O presidente da Federação das Indústrias de Minas Gerais (Fiemg), Flávio Roscoe, por exemplo, disse que a decisão terá efeitos negativos sobre a indústria brasileira, como a perda de competitividade nos mercados interno e externo. Apesar de reconhecer que a decisão do Copom reflete o cenário atual de desconfiança com relação à trajetória da dívida pública, a Firjan considerou o aumento dos juros “excessivo”.

A Confederação Nacional da Indústria (CNI), por sua vez, considerou “incompreensível e totalmente injustificada” a decisão do Copom. Além disso, a entidade informou que a reação do mercado financeiro em relação ao pacote fiscal “foi exagerada e deve ser interpretada com cautela” pelo BC.

Surpresa

O ministro da Fazenda, Fernando Haddad, salientou não acreditar que o pacote fiscal apresentado no dia 27 de novembro tenha causado impacto no aumento mais forte da Selic, como apontam os analistas. ”Foi (uma surpresa) por um lado, mas tinha uma precificação nesse sentido”, disse o ministro, reticente no comentário.

“Vou olhar com calma e vou analisar no comunicado, vou falar com algumas pessoas, depois do período de silêncio”, completou. Haddad disse que há uma dificuldade de parlamentares em processar as medidas propostas. “Nós enviamos um ajuste que consideramos adequado e viável politicamente. Poderia ter mandado o dobro para lá, mas o que vai sair é o que importa”, acrescentou.

O ministro ainda ressaltou que acredita ser suficiente o prazo apertado do Congresso Nacional para aprovar as propostas enviadas antes do recesso parlamentar. “Nós procuramos calibrar o ajuste para as necessidades de manutenção da política fiscal”, pontuou.

Mercado

Antes mesmo do anúncio do Copom, o mercado ficou animado durante o pregão de ontem, com as ações de bancos e da Petrobras em ritmo de alta, além de resultado positivo no setor de serviços.
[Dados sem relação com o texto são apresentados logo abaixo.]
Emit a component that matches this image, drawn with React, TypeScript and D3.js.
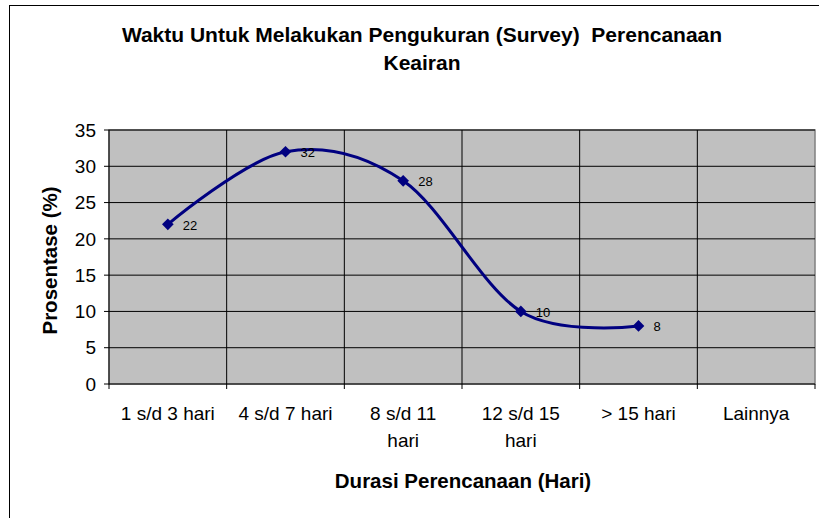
import React from 'react';
import * as d3 from 'd3';

const categories = ['1 s/d 3 hari', '4 s/d 7 hari', '8 s/d 11 hari', '12 s/d 15 hari', '> 15 hari', 'Lainnya'];
const values: (number | null)[] = [22, 32, 28, 10, 8, null];
const yTicks = [0, 5, 10, 15, 20, 25, 30, 35];

const titleLines = ['Waktu Untuk Melakukan Pengukuran (Survey)  Perencanaan', 'Keairan'];
const xTitle = 'Durasi Perencanaan (Hari)';
const yTitle = 'Prosentase (%)';

const font = '"Liberation Sans", Arial, sans-serif';

// long labels wrap their last word onto a second line, like Excel does
const wrap = (s: string) => {
  if (s.length <= 12) return [s];
  const i = s.lastIndexOf(' ');
  return [s.slice(0, i), s.slice(i + 1)];
};

const App = () => {
  const W = 819;
  const H = 518;
  const plot = {left: 109, right: 815, top: 130, bottom: 384};

  const x = d3.scaleBand<string>().domain(categories).range([plot.left, plot.right]);
  const y = d3.scaleLinear().domain([0, 35]).range([plot.bottom, plot.top]);
  const cx = (c: string) => (x(c) ?? 0) + x.bandwidth() / 2;

  const pts = categories.map((c, i) => ({c, v: values[i]}));
  const line = d3
    .line<{c: string; v: number | null}>()
    .defined(d => d.v != null)
    .x(d => cx(d.c))
    .y(d => y(d.v as number))
    .curve(d3.curveCardinal.tension(0));

  const diamond = d3.symbol(d3.symbolSquare, 68)();
  const bounds = [...categories.map(c => x(c) ?? 0), plot.right];

  return (
    <svg width={W} height={H} style={{position: 'absolute', left: 0, top: 0, fontFamily: font}}>
      <rect x={0} y={0} width={W} height={H} fill="#fff" />
      <rect x={9.5} y={5.5} width={1000} height={1000} fill="none" stroke="#000" />

      {/* plot area */}
      <rect
        x={plot.left}
        y={plot.top}
        width={plot.right - plot.left}
        height={plot.bottom - plot.top}
        fill="#c0c0c0"
        stroke="#808080"
        strokeWidth={1.5}
      />
      {yTicks.slice(1).map(t => (
        <line key={t} x1={plot.left} x2={plot.right} y1={y(t)} y2={y(t)} stroke="#000" strokeWidth={1} />
      ))}
      {bounds.slice(1, -1).map((b, i) => (
        <line key={i} x1={b} x2={b} y1={plot.top} y2={plot.bottom} stroke="#000" strokeWidth={1} />
      ))}

      {/* axes */}
      <line x1={plot.left} x2={plot.left} y1={plot.top} y2={plot.bottom} stroke="#000" />
      <line x1={plot.left} x2={plot.right} y1={plot.bottom} y2={plot.bottom} stroke="#000" />
      {yTicks.map(t => (
        <g key={t}>
          <line x1={plot.left - 5} x2={plot.left} y1={y(t)} y2={y(t)} stroke="#000" />
          <text x={96} y={y(t)} dy="0.35em" textAnchor="end" fontSize={19} fill="#000">
            {t}
          </text>
        </g>
      ))}
      {bounds.map((b, i) => (
        <line key={i} x1={b} x2={b} y1={plot.bottom} y2={plot.bottom + 5} stroke="#000" />
      ))}
      {categories.map(c => (
        <text key={c} x={cx(c)} y={420} textAnchor="middle" fontSize={19} fill="#000">
          {wrap(c).map((s, j) => (
            <tspan key={j} x={cx(c)} dy={j === 0 ? 0 : 27}>
              {s}
            </tspan>
          ))}
        </text>
      ))}

      {/* series */}
      <path d={line(pts) ?? ''} fill="none" stroke="#000080" strokeWidth={3} strokeLinejoin="round" />
      {pts
        .filter(d => d.v != null)
        .map(d => (
          <g key={d.c}>
            <path d={diamond ?? ''} transform={`translate(${cx(d.c)},${y(d.v as number)}) rotate(45)`} fill="#000080" />
            <text x={cx(d.c) + 15} y={y(d.v as number) + 5.5} fontSize={13} fill="#000">
              {d.v}
            </text>
          </g>
        ))}

      {/* titles */}
      {titleLines.map((s, i) => (
        <text
          key={i}
          x={422}
          y={42 + i * 27.5}
          textAnchor="middle"
          fontSize={21}
          fontWeight="bold"
          fill="#000"
          style={{whiteSpace: 'pre'}}
        >
          {s}
        </text>
      ))}
      <text x={463} y={488} textAnchor="middle" fontSize={20.5} fontWeight="bold" fill="#000">
        {xTitle}
      </text>
      <text
        transform="translate(57,260.5) rotate(-90)"
        textAnchor="middle"
        fontSize={20.5}
        fontWeight="bold"
        fill="#000"
      >
        {yTitle}
      </text>
    </svg>
  );
};

export default App;
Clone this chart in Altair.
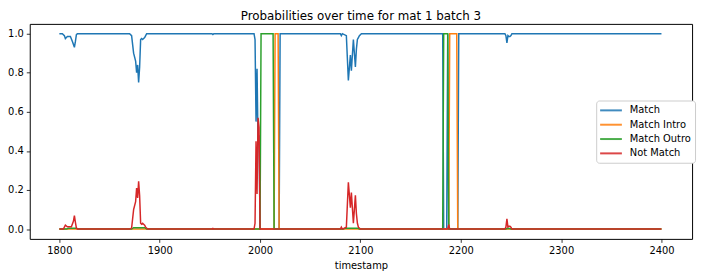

Diante disso, o Índice da Bolsa de Valores de São Paulo (Ibovespa/B3) subiu 1,06%, aos 129.593 pontos. Foi a terceira alta consecutiva da bolsa, o que não ocorria desde outubro.

O dólar encerrou o dia em queda substancial de 1,30%, cotado a R$ 5,96. Vale destacar que a moeda norte-americana não fechava um pregão abaixo de R$ 6 desde o final de novembro.